A concrete example: search that feels fast

Search is a classic place where teams over-focus on backend latency and under-focus on perception.

A practical “feels fast” search:

debounce input (avoid flooding requests)
show the previous results immediately
show a subtle “Searching…” state
highlight the query term in results when the response arrives
handle empty states clearly (“No results for X”)
avoid layout jumps

Users care less about a 300ms difference and more about not losing context.

The PM playbook: turning performance into a roadmap item that ships

Performance work dies in backlogs because it lacks clear outcomes.

Turn it into a product initiative by writing:

the workflow you’re optimizing (e.g., “Invite a teammate”)
the current baseline (p50/p95 times, error rate)
the target budget (e.g., “ack within 200ms; complete within 1s for p50”)
the guardrails (no increased error rate, no increased churn)
the rollout plan (feature flag, phased rollout)
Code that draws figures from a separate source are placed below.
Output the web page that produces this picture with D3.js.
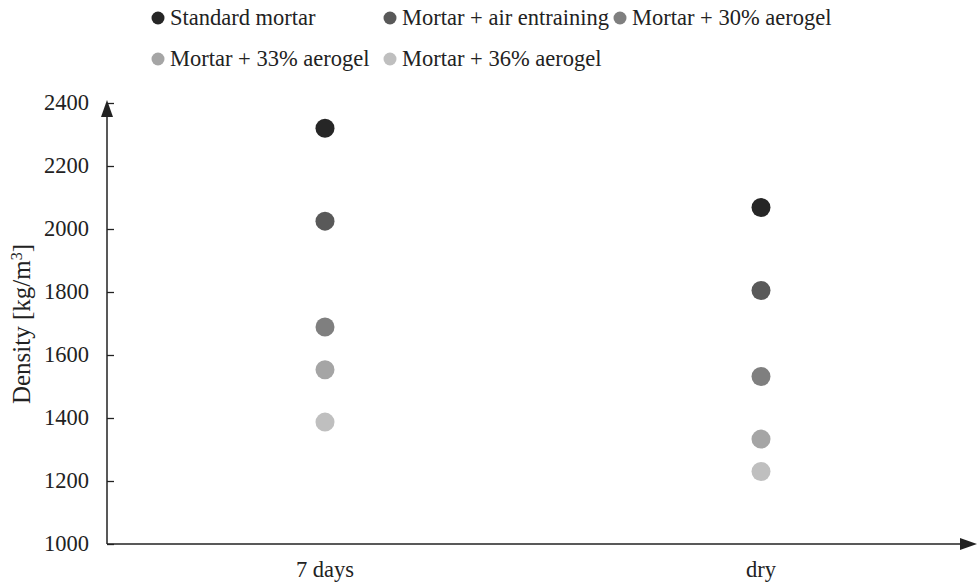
<!DOCTYPE html>
<html>
<head>
<meta charset="utf-8">
<script src="https://cdn.jsdelivr.net/npm/d3@7.9.0/dist/d3.min.js"></script>
<style>
  body { margin: 0; background: #fff; }
</style>
</head>
<body>
<svg id="chart" width="977" height="584"></svg>
<script>
const categories = ["7 days", "dry"];
const seriesNames = ["Standard mortar", "Mortar + air entraining", "Mortar + 30% aerogel",
  "Mortar + 33% aerogel", "Mortar + 36% aerogel"];
const standard = [2320, 2068];
const airEntraining = [2025, 1805];
const aerogel30 = [1689, 1532];
const aerogel33 = [1553, 1333];
const aerogel36 = [1387, 1230];
const yTicks = [1000, 1200, 1400, 1600, 1800, 2000, 2200, 2400];
const colors = ["#262626", "#595959", "#7f7f7f", "#a5a5a5", "#bfbfbf"];

const allSeries = [standard, airEntraining, aerogel30, aerogel33, aerogel36];

const font = "'Liberation Serif', 'DejaVu Serif', serif";
const fs = 22.5;
const svg = d3.select("#chart").attr("font-family", font);
const mLeft = 107, mRight = 979, mTop = 103, mBottom = 544;

const x = d3.scaleBand().domain(categories).range([mLeft, mRight]);
const y = d3.scaleLinear().domain([1000, 2400]).range([mBottom, mTop]);

// axes
const axisColor = "#222";
const yAxis = svg.append("g").attr("transform", `translate(${mLeft},0)`)
  .call(d3.axisRight(y).tickValues(yTicks).tickSize(7).tickFormat(""));
yAxis.select(".domain").remove();
yAxis.selectAll("line").attr("stroke", axisColor).attr("stroke-width", 1.3);

svg.append("line").attr("x1", mLeft).attr("x2", mLeft).attr("y1", mBottom).attr("y2", 112)
  .attr("stroke", axisColor).attr("stroke-width", 1.5);
svg.append("path").attr("d", `M${mLeft - 6},${117} L${mLeft + 6},${117} L${mLeft},${100} Z`)
  .attr("fill", axisColor);

svg.append("line").attr("x1", mLeft).attr("x2", 968).attr("y1", mBottom).attr("y2", mBottom)
  .attr("stroke", axisColor).attr("stroke-width", 1.5);
svg.append("path").attr("d", `M${960},${mBottom - 6} L${960},${mBottom + 6} L${977},${mBottom} Z`)
  .attr("fill", axisColor);

// tick labels
svg.append("g").selectAll("text").data(yTicks).join("text")
  .attr("x", 89).attr("y", d => y(d)).attr("dy", "0.33em")
  .attr("text-anchor", "end").attr("font-size", fs).attr("fill", "#222")
  .attr("font-family", font)
  .text(d => d);

svg.append("g").selectAll("text").data(categories).join("text")
  .attr("x", d => x(d) + x.bandwidth() / 2).attr("y", 577)
  .attr("text-anchor", "middle").attr("font-size", fs).attr("fill", "#222")
  .attr("font-family", font)
  .text(d => d);

// y label
const yl = svg.append("text").attr("transform", "translate(30,324) rotate(-90)")
  .attr("text-anchor", "middle").attr("font-size", 25).attr("fill", "#222")
  .attr("font-family", font);
yl.append("tspan").text("Density [kg/m");
yl.append("tspan").attr("baseline-shift", "super").attr("font-size", 16).text("3");
yl.append("tspan").text("]");

// points
allSeries.forEach((vals, si) => {
  svg.append("g").selectAll("circle").data(vals).join("circle")
    .attr("cx", (d, i) => x(categories[i]) + x.bandwidth() / 2)
    .attr("cy", d => y(d))
    .attr("r", 9.5)
    .attr("fill", colors[si]);
});

// legend
const legendPos = [[158, 18], [390, 18], [620, 18], [158, 59], [390, 59]];
const lg = svg.append("g").selectAll("g").data(seriesNames).join("g")
  .attr("transform", (d, i) => `translate(${legendPos[i][0]},${legendPos[i][1]})`);
lg.append("circle").attr("r", 6.5).attr("fill", (d, i) => colors[i]);
lg.append("text").attr("x", 12).attr("dy", "0.33em").attr("font-size", fs).attr("fill", "#222")
  .attr("font-family", font)
  .text(d => d);
</script>
</body>
</html>
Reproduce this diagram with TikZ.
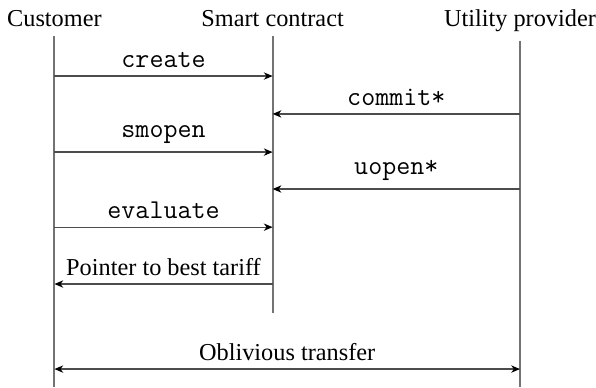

Now performance has the same structure as any other product change.

The engineering playbook: where to look first

If a workflow feels slow, the bottleneck is often one of these:

main thread jank (too much JS work, layout thrash)
too many round-trips (chatty APIs)
large payloads (JSON, images)
cold starts / cache misses
hidden dependencies (third-party calls)

Fixing these is sometimes deep, but designing for latency lets you deliver improvements earlier:

acknowledgement and continuity can ship before backend rewrites
progress and escape hatches reduce user pain even when latency remains

Design is part of performance

Performance isn’t a backend problem. It’s a product property.

design reduces uncertainty
copy sets expectations
feedback turns waiting into progress
reliability preserves trust

If you want a product that feels fast, treat perceived performance as a first-class design surface — then use engineering to keep the promise.